▸ **WHAT THE EXERCISE ASKS**:
Search the material below for the string "this" and list each line that holds it.

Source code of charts
Begin

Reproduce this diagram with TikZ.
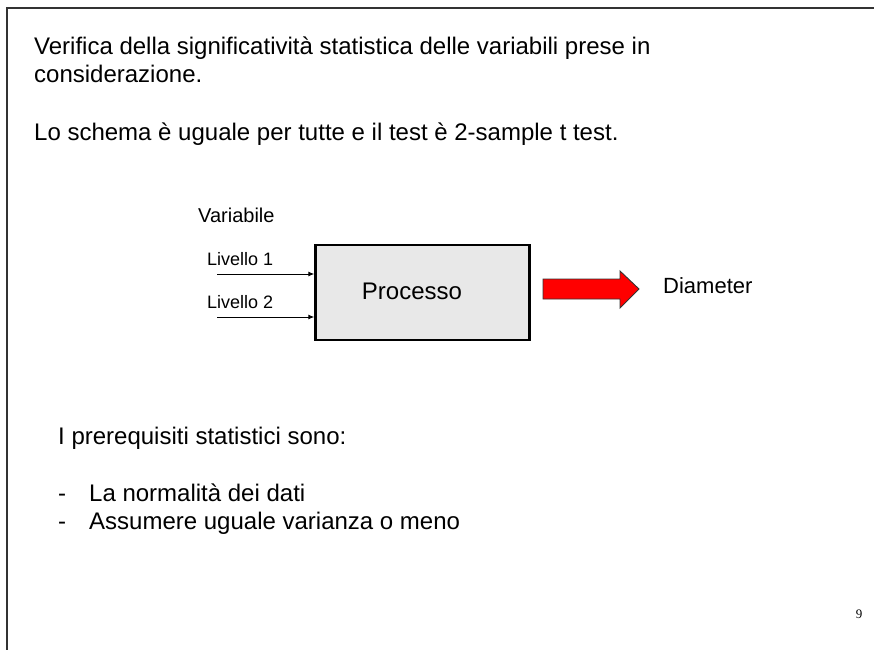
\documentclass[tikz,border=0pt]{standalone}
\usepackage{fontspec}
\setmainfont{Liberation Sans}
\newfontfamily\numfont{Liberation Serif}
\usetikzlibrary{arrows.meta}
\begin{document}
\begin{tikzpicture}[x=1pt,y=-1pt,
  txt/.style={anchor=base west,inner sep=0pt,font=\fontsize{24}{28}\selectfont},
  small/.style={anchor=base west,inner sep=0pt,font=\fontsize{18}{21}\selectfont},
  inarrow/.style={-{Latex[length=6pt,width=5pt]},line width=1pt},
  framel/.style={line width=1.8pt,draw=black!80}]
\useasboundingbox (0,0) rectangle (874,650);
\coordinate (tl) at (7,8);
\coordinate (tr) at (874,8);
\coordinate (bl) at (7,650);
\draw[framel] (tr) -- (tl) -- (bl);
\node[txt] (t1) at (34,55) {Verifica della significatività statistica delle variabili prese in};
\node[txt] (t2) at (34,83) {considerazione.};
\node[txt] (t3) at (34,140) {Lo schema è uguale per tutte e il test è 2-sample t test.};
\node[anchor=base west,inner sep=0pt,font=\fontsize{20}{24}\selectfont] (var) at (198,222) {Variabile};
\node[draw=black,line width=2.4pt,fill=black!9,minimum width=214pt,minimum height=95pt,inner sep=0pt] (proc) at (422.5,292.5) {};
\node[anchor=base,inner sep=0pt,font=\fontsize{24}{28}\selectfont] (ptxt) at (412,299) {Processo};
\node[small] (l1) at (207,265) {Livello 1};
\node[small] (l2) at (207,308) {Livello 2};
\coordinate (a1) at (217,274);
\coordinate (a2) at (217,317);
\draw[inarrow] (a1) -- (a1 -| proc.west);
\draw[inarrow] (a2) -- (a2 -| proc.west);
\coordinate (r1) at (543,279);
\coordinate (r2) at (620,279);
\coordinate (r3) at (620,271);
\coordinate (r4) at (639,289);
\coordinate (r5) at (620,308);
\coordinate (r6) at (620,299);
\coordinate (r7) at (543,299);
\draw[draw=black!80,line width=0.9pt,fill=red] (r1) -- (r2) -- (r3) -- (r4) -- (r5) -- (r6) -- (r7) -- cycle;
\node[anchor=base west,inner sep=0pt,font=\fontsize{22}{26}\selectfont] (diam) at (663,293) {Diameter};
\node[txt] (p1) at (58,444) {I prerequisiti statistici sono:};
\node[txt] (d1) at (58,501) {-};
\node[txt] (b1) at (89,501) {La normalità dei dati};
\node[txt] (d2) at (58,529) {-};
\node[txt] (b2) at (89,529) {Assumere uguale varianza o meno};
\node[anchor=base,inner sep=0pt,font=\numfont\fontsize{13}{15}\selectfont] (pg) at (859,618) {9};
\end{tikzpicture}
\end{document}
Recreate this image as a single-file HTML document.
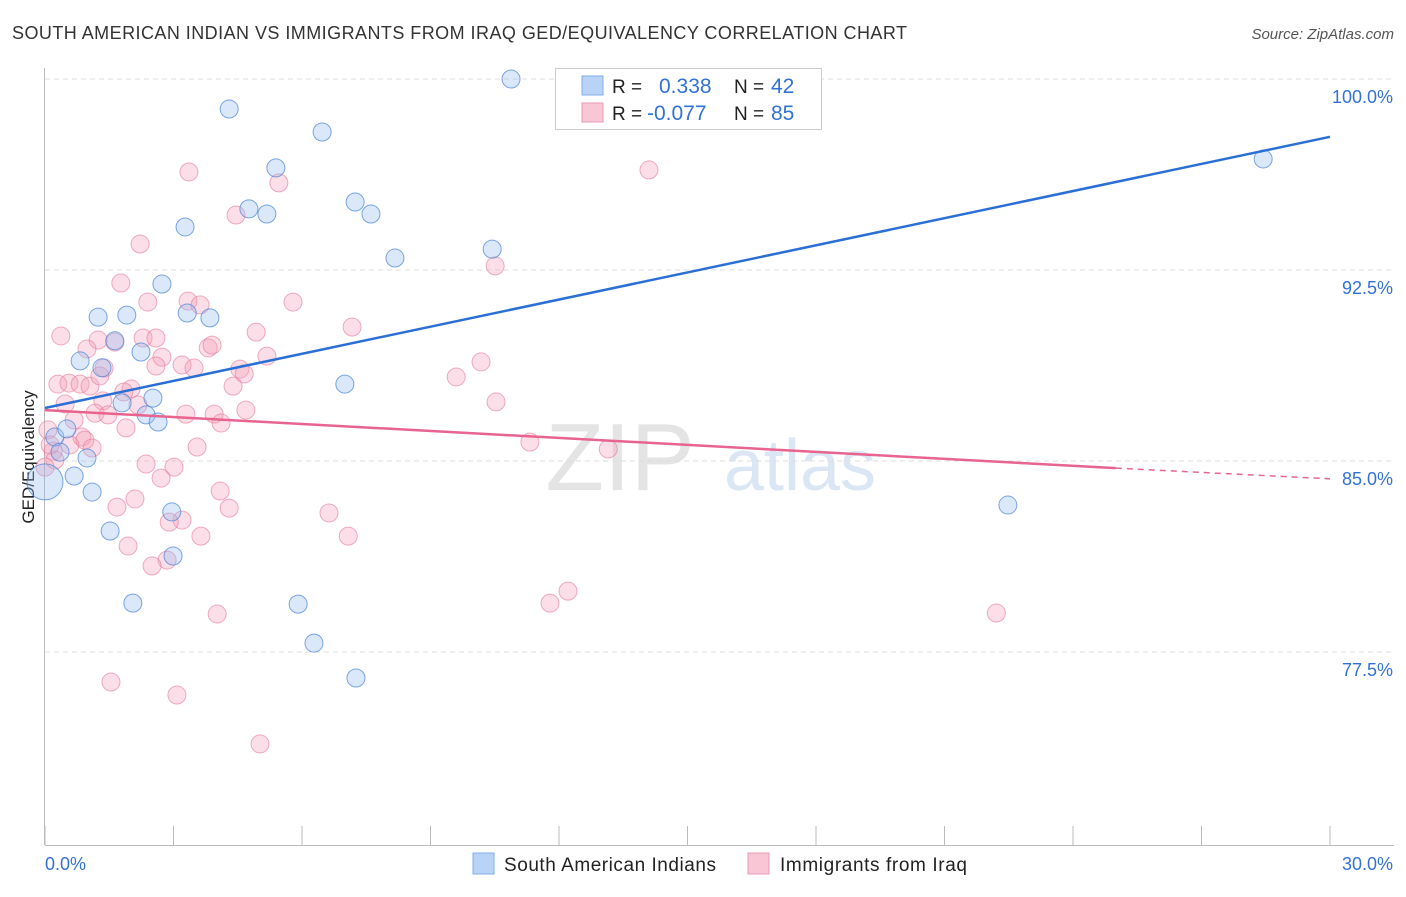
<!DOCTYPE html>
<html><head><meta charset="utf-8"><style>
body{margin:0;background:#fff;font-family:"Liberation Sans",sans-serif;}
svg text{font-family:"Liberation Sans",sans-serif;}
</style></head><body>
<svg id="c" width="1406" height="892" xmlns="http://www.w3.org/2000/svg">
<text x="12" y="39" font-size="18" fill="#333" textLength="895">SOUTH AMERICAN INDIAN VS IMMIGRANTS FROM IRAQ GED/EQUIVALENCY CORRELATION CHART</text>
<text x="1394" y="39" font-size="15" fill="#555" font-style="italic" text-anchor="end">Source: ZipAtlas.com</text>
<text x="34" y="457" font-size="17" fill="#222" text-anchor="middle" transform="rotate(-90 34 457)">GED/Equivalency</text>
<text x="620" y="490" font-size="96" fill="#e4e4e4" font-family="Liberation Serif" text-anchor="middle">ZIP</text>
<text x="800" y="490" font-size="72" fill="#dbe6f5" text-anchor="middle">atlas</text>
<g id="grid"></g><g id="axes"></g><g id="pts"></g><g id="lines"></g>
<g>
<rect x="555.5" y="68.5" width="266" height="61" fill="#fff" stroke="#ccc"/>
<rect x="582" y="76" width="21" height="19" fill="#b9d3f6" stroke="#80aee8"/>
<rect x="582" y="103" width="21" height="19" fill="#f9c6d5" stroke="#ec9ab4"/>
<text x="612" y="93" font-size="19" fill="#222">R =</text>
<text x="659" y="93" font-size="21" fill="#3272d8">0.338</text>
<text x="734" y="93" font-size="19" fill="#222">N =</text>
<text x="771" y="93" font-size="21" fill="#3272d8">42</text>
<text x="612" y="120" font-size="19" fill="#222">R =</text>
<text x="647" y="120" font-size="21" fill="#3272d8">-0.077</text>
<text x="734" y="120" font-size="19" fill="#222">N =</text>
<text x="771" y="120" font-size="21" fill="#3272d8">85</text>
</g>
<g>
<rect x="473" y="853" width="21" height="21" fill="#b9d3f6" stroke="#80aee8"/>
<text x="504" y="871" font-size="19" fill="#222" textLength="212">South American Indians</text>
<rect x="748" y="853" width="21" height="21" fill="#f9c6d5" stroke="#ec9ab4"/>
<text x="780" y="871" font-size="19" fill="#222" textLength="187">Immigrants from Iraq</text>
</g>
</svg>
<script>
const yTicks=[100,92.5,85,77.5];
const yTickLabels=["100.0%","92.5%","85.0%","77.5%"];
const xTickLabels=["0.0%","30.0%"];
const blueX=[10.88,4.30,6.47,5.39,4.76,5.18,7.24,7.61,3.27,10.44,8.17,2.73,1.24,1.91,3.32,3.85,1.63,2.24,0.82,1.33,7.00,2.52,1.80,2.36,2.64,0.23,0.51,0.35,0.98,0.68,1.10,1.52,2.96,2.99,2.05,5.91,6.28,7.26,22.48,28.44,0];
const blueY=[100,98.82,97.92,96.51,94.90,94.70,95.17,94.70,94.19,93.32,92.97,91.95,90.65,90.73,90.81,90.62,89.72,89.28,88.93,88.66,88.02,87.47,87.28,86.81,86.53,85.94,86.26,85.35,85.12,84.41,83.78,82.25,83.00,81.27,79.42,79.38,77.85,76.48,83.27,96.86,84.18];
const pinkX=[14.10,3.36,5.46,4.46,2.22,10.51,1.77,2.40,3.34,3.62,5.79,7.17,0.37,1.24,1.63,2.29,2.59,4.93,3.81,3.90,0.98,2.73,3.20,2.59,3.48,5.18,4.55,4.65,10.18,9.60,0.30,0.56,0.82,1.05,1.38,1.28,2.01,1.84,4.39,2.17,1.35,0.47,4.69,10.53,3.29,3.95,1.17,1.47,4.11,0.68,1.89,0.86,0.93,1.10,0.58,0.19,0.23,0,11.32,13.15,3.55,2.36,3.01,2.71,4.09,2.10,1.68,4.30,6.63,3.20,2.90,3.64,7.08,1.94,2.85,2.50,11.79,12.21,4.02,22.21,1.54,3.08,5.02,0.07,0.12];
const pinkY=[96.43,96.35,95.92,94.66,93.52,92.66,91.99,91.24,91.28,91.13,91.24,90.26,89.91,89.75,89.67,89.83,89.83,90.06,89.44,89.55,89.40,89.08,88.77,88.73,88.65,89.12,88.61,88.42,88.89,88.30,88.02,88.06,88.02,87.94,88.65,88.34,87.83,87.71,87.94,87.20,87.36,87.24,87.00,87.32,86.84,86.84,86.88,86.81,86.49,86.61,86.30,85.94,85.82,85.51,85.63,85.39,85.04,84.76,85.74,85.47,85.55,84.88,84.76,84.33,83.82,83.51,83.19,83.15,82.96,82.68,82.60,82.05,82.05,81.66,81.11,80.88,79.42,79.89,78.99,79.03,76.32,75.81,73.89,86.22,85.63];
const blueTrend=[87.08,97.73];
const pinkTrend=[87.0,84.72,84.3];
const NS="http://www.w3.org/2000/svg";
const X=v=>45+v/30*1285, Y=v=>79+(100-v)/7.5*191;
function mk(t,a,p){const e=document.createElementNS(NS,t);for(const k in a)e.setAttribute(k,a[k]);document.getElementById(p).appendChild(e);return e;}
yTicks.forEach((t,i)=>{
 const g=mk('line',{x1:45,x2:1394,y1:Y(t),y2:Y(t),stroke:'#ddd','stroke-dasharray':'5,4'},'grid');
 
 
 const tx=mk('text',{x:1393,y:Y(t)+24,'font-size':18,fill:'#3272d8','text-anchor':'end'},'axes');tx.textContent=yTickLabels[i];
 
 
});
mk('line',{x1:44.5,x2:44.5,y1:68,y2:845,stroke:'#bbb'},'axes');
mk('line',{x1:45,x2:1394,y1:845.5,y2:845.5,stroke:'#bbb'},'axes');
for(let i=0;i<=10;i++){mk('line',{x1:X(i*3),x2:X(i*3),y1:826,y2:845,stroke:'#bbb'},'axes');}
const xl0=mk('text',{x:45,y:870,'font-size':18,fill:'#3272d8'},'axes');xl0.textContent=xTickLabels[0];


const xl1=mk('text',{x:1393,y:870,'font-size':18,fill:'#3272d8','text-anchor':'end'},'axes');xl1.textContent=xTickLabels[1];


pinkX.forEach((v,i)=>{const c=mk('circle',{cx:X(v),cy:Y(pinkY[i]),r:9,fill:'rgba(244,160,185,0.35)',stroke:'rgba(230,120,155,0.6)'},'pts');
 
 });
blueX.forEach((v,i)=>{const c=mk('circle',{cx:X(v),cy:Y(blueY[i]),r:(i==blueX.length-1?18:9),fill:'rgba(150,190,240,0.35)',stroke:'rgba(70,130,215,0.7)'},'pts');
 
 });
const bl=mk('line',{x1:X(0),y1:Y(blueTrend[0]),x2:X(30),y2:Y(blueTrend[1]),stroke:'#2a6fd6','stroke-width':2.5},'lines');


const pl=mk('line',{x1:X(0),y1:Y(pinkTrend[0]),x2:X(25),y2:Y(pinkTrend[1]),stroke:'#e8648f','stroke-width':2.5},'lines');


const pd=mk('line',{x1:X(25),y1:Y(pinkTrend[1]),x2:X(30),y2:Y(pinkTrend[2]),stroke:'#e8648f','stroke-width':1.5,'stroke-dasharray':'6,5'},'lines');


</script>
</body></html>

End

▸ **SOLUTION TO THE EXERCISE**:
Reproduce this diagram with TikZ.
Recreate this image as a single-file HTML document.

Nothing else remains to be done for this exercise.